▶ GOAL: Repeat every line of the listing below exactly, minus the pictures.
>> Begin COLLECTED DATA
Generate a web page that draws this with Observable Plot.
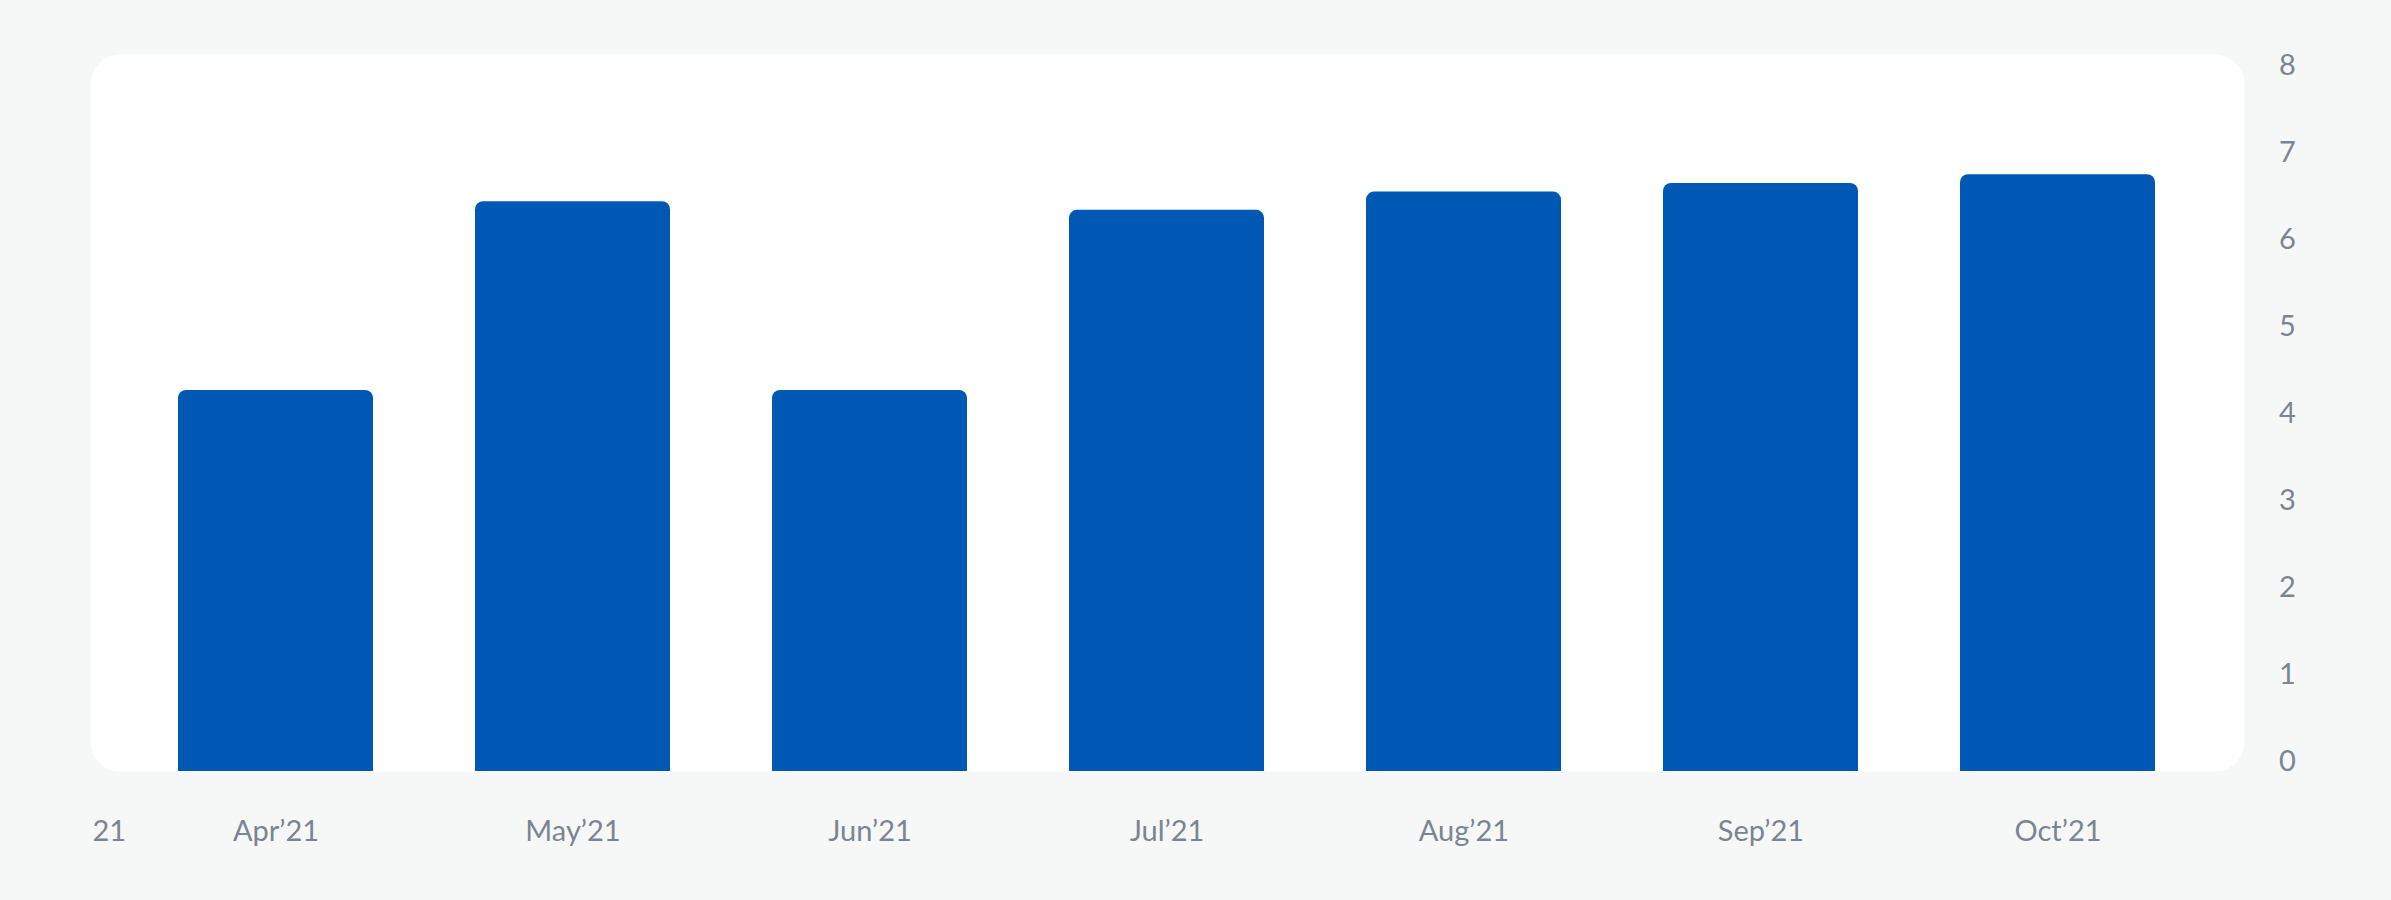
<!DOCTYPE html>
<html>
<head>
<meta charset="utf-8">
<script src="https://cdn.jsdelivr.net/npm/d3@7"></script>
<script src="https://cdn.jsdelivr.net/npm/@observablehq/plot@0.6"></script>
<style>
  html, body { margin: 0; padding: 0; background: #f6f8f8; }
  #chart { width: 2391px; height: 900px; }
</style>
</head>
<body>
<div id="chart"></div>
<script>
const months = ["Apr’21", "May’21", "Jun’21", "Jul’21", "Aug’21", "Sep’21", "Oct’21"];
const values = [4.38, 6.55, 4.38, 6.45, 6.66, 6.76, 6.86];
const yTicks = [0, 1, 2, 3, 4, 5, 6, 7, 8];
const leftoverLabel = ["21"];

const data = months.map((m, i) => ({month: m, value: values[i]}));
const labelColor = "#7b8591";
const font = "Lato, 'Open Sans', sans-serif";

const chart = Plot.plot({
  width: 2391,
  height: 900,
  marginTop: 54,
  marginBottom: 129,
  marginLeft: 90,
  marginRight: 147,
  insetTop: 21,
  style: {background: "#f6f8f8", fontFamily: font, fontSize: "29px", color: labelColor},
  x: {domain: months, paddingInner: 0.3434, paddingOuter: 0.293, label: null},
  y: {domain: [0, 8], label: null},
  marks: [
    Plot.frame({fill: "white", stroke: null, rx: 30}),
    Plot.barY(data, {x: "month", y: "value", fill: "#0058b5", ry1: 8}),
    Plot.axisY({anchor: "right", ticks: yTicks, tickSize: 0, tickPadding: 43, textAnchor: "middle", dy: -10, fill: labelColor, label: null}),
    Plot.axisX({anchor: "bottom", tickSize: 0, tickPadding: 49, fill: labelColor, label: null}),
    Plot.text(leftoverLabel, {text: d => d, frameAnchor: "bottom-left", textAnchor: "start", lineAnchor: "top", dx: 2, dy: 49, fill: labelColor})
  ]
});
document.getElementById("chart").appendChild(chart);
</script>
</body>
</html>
>> End COLLECTED DATA
▶ RIGHT ANSWER:
Generate a web page that draws this with Observable Plot.
<!DOCTYPE html>
<html>
<head>
<meta charset="utf-8">
<script src="https://cdn.jsdelivr.net/npm/d3@7"></script>
<script src="https://cdn.jsdelivr.net/npm/@observablehq/plot@0.6"></script>
<style>
  html, body { margin: 0; padding: 0; background: #f6f8f8; }
  #chart { width: 2391px; height: 900px; }
</style>
</head>
<body>
<div id="chart"></div>
<script>
const months = ["Apr’21", "May’21", "Jun’21", "Jul’21", "Aug’21", "Sep’21", "Oct’21"];
const values = [4.38, 6.55, 4.38, 6.45, 6.66, 6.76, 6.86];
const yTicks = [0, 1, 2, 3, 4, 5, 6, 7, 8];
const leftoverLabel = ["21"];

const data = months.map((m, i) => ({month: m, value: values[i]}));
const labelColor = "#7b8591";
const font = "Lato, 'Open Sans', sans-serif";

const chart = Plot.plot({
  width: 2391,
  height: 900,
  marginTop: 54,
  marginBottom: 129,
  marginLeft: 90,
  marginRight: 147,
  insetTop: 21,
  style: {background: "#f6f8f8", fontFamily: font, fontSize: "29px", color: labelColor},
  x: {domain: months, paddingInner: 0.3434, paddingOuter: 0.293, label: null},
  y: {domain: [0, 8], label: null},
  marks: [
    Plot.frame({fill: "white", stroke: null, rx: 30}),
    Plot.barY(data, {x: "month", y: "value", fill: "#0058b5", ry1: 8}),
    Plot.axisY({anchor: "right", ticks: yTicks, tickSize: 0, tickPadding: 43, textAnchor: "middle", dy: -10, fill: labelColor, label: null}),
    Plot.axisX({anchor: "bottom", tickSize: 0, tickPadding: 49, fill: labelColor, label: null}),
    Plot.text(leftoverLabel, {text: d => d, frameAnchor: "bottom-left", textAnchor: "start", lineAnchor: "top", dx: 2, dy: 49, fill: labelColor})
  ]
});
document.getElementById("chart").appendChild(chart);
</script>
</body>
</html>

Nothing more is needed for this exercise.